1. There are basically 4 types of market structure prevail in the market. perfect competition, Monopoly, Monopolistic, and oligopoly.
a) Perfect competition: it is a state of the market with free entry and exit, perfect information to the consumer, selling a homogeneous product, the price will be decided by the market and the ATC will touch its minimum point on MR=MC=P. so there are no chances of exploitation of customers.
b) Monopoly: it is a state of market where the seller is the single operator in the market with entry restriction. there is no benefit to the customer as the customer has to accept the price decided by the seller. there are chances of discrimination. the seller will earn an excess profit.
c) Monopolistic competition: it describes the market with condition-based entry. Customers will find homogeneous products with product differentiation. here in this market, we can expect 3 conditions for the seller as excess profit, normal profit or loss. generally, in the long-run, it attains a normal profit.

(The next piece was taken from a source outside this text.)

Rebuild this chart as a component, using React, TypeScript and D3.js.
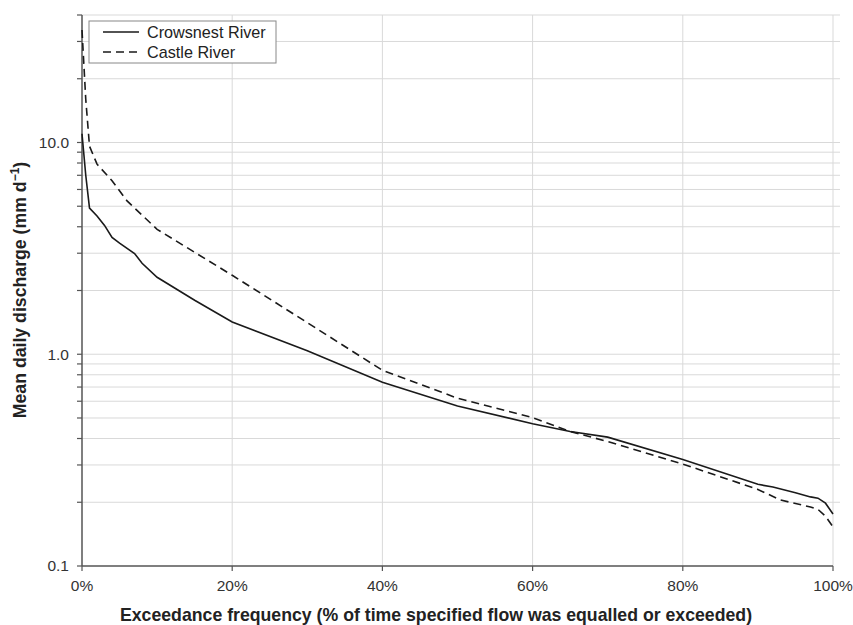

d) Oligopoly: it is the market where only few no. firms will operate with homogeneous products. there may be the chances of collusion or market leader following. here the entry is restricted and the price will be decided by the group or by the market leader. here the kinked point plays a significant role to justify the market price and supply of quantity.
2. When there is one supplier and the market is big at that situation the monopoly came to the scenario. so the nature of monopoly is the restricted entry and high price with limited supply. so the customer needs to pay a high price for the product. so the intervention of the government will be celling the price which will restrict the operation of monopoly. in the US it is popularly known as antitrust law. it is to protect customer from the unfair practices of monopolists.
3. A price floor is a situation when the price charged is more than or less than the equilibrium price determined by market forces of demand and supply. so if there is a government intervention in this aspect that may be related to the necessity of the product. for example the price of food items that are necessary for day to day life. if the supplier will hide it and charge a high price to gain high profit, at that situation government will take action and put a low price to make it available for all needy people. in reverse, if the price of a commodity will decrease below its production cost then government will decide the price of the product and make a stable price for that product to keep the farmer/producers interest.